→ **DESCRIPTION OF THE TASK**
Copy the listing verbatim, excluding any images found in it.

→ **INFORMATION SHOWN**
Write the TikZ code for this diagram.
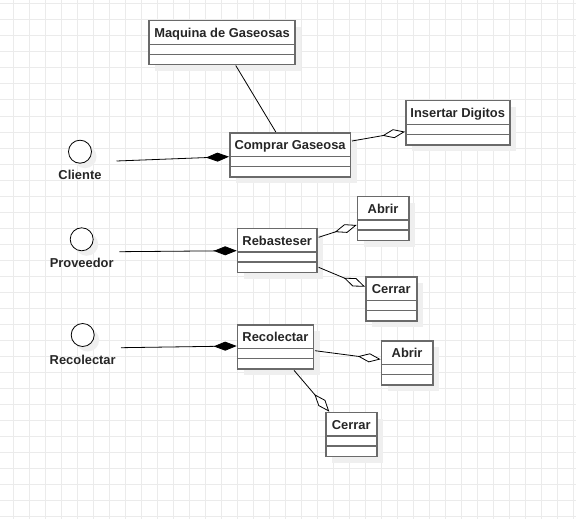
\documentclass[tikz,border=0pt]{standalone}
\usepackage{fontspec}
\setmainfont{Liberation Sans}
\usetikzlibrary{arrows.meta,calc}
\definecolor{gridc}{HTML}{EBEBEB}
\definecolor{shadowc}{HTML}{EFEFEF}
\definecolor{boxc}{HTML}{6A6A6A}
\definecolor{textc}{HTML}{262626}
\tikzset{
  umlbox/.style={draw=boxc, line width=1.5pt, fill=white, inner sep=0pt},
  umldiv/.style={draw=boxc, line width=1.5pt},
  umltext/.style={font=\bfseries\fontsize{12.9}{14}\selectfont, text=textc, inner sep=0pt, anchor=base},
  actorc/.style={draw=black, line width=0.8pt, fill=white, circle, minimum size=23pt, inner sep=0pt},
  actorshadow/.style={fill=shadowc, circle, minimum size=23pt, inner sep=0pt},
  conn/.style={draw=black, line width=0.8pt},
  compo/.style={conn, -{Diamond[length=23pt, width=9pt]}},
  aggr/.style={conn, -{Diamond[length=23pt, width=9pt, fill=white]}},
}
\newcommand\umlclass[5]{%
  \fill[shadowc] (#2+7,#3+7) rectangle ++(#4,44);
  \node[umlbox, minimum width=#4pt, minimum height=44pt, anchor=north west] (#1) at (#2,#3) {};
  \draw[umldiv] ($(#1.north west)+(0,24.5)$) -- ($(#1.north east)+(0,24.5)$);
  \draw[umldiv] ($(#1.north west)+(0,34.5)$) -- ($(#1.north east)+(0,34.5)$);
  \node[umltext] (#1-t) at ($(#1.north)+(0,17.5)$) {#5};
}
\newcommand\umlactor[5]{%
  \node[actorshadow] (#1-s) at (#2+5,#3+5) {};
  \node[actorc] (#1) at (#2,#3) {};
  \node[umltext] (#1-l) at (#2,#4) {#5};
}
\begin{document}
\begin{tikzpicture}[x=1pt, y=-1pt]
\useasboundingbox (0,0) rectangle (576,519);
\fill[white] (0,0) rectangle (576,519);
\foreach \i in {0,...,35} {
  \draw[gridc, line width=1pt] (13+16*\i,0) -- (13+16*\i,519);
}
\foreach \j in {0,...,32} {
  \draw[gridc, line width=1pt] (0,4+16*\j) -- (576,4+16*\j);
}

% classes
\umlclass{maq}{148.3}{20}{146}{Maquina de Gaseosas}
\umlclass{comp}{229}{132}{120.7}{Comprar Gaseosa}
\umlclass{ins}{405}{100}{104}{Insertar Digitos}
\umlclass{reb}{236.7}{227.7}{79.6}{Rebasteser}
\umlclass{abr1}{356.7}{195.7}{51.3}{Abrir}
\umlclass{cer1}{365}{276}{51}{Cerrar}
\umlclass{rec}{236.7}{324}{76}{Recolectar}
\umlclass{abr2}{380.7}{340}{51.3}{Abrir}
\umlclass{cer2}{325}{411.7}{51}{Cerrar}

% actors
\umlactor{cli}{80}{151.7}{179.5}{Cliente}
\umlactor{pro}{81.7}{239.3}{267.7}{Proveedor}
\umlactor{rca}{82.7}{335}{364}{Recolectar}

\coordinate (cliend) at (116.5,161);
\coordinate (proend) at (119.3,251.7);
\coordinate (rcaend) at (121,347.7);

% connectors
\draw[conn] ([xshift=13.7pt]maq.south) -- ([xshift=-14.3pt]comp.north);
\draw[compo] (cliend) -- ($(comp.north west)+(0,24.7)$);
\draw[compo] (proend) -- ($(reb.north west)+(0,23)$);
\draw[compo] (rcaend) -- ($(rec.north west)+(0,22)$);
\draw[aggr] ($(comp.north east)+(0.8,9)$) -- ($(ins.north west)+(0,31.7)$);
\draw[aggr] ($(reb.north east)+(0.8,9.6)$) -- ($(abr1.north west)+(0,29.3)$);
\draw[aggr] ($(reb.north east)+(0.8,39.6)$) -- ($(cer1.north west)+(0,10.7)$);
\draw[aggr] ($(rec.north east)+(0.8,26.7)$) -- ($(abr2.north west)+(0,19.3)$);
\draw[aggr] ($(rec.south west)+(57.3,0.8)$) -- ($(cer2.north west)+(4.3,0)$);
\end{tikzpicture}
\end{document}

→ **WRITTEN SOLUTION**
Write the TikZ code for this diagram.
\documentclass[tikz,border=0pt]{standalone}
\usepackage{fontspec}
\setmainfont{Liberation Sans}
\usetikzlibrary{arrows.meta,calc}
\definecolor{gridc}{HTML}{EBEBEB}
\definecolor{shadowc}{HTML}{EFEFEF}
\definecolor{boxc}{HTML}{6A6A6A}
\definecolor{textc}{HTML}{262626}
\tikzset{
  umlbox/.style={draw=boxc, line width=1.5pt, fill=white, inner sep=0pt},
  umldiv/.style={draw=boxc, line width=1.5pt},
  umltext/.style={font=\bfseries\fontsize{12.9}{14}\selectfont, text=textc, inner sep=0pt, anchor=base},
  actorc/.style={draw=black, line width=0.8pt, fill=white, circle, minimum size=23pt, inner sep=0pt},
  actorshadow/.style={fill=shadowc, circle, minimum size=23pt, inner sep=0pt},
  conn/.style={draw=black, line width=0.8pt},
  compo/.style={conn, -{Diamond[length=23pt, width=9pt]}},
  aggr/.style={conn, -{Diamond[length=23pt, width=9pt, fill=white]}},
}
\newcommand\umlclass[5]{%
  \fill[shadowc] (#2+7,#3+7) rectangle ++(#4,44);
  \node[umlbox, minimum width=#4pt, minimum height=44pt, anchor=north west] (#1) at (#2,#3) {};
  \draw[umldiv] ($(#1.north west)+(0,24.5)$) -- ($(#1.north east)+(0,24.5)$);
  \draw[umldiv] ($(#1.north west)+(0,34.5)$) -- ($(#1.north east)+(0,34.5)$);
  \node[umltext] (#1-t) at ($(#1.north)+(0,17.5)$) {#5};
}
\newcommand\umlactor[5]{%
  \node[actorshadow] (#1-s) at (#2+5,#3+5) {};
  \node[actorc] (#1) at (#2,#3) {};
  \node[umltext] (#1-l) at (#2,#4) {#5};
}
\begin{document}
\begin{tikzpicture}[x=1pt, y=-1pt]
\useasboundingbox (0,0) rectangle (576,519);
\fill[white] (0,0) rectangle (576,519);
\foreach \i in {0,...,35} {
  \draw[gridc, line width=1pt] (13+16*\i,0) -- (13+16*\i,519);
}
\foreach \j in {0,...,32} {
  \draw[gridc, line width=1pt] (0,4+16*\j) -- (576,4+16*\j);
}

% classes
\umlclass{maq}{148.3}{20}{146}{Maquina de Gaseosas}
\umlclass{comp}{229}{132}{120.7}{Comprar Gaseosa}
\umlclass{ins}{405}{100}{104}{Insertar Digitos}
\umlclass{reb}{236.7}{227.7}{79.6}{Rebasteser}
\umlclass{abr1}{356.7}{195.7}{51.3}{Abrir}
\umlclass{cer1}{365}{276}{51}{Cerrar}
\umlclass{rec}{236.7}{324}{76}{Recolectar}
\umlclass{abr2}{380.7}{340}{51.3}{Abrir}
\umlclass{cer2}{325}{411.7}{51}{Cerrar}

% actors
\umlactor{cli}{80}{151.7}{179.5}{Cliente}
\umlactor{pro}{81.7}{239.3}{267.7}{Proveedor}
\umlactor{rca}{82.7}{335}{364}{Recolectar}

\coordinate (cliend) at (116.5,161);
\coordinate (proend) at (119.3,251.7);
\coordinate (rcaend) at (121,347.7);

% connectors
\draw[conn] ([xshift=13.7pt]maq.south) -- ([xshift=-14.3pt]comp.north);
\draw[compo] (cliend) -- ($(comp.north west)+(0,24.7)$);
\draw[compo] (proend) -- ($(reb.north west)+(0,23)$);
\draw[compo] (rcaend) -- ($(rec.north west)+(0,22)$);
\draw[aggr] ($(comp.north east)+(0.8,9)$) -- ($(ins.north west)+(0,31.7)$);
\draw[aggr] ($(reb.north east)+(0.8,9.6)$) -- ($(abr1.north west)+(0,29.3)$);
\draw[aggr] ($(reb.north east)+(0.8,39.6)$) -- ($(cer1.north west)+(0,10.7)$);
\draw[aggr] ($(rec.north east)+(0.8,26.7)$) -- ($(abr2.north west)+(0,19.3)$);
\draw[aggr] ($(rec.south west)+(57.3,0.8)$) -- ($(cer2.north west)+(4.3,0)$);
\end{tikzpicture}
\end{document}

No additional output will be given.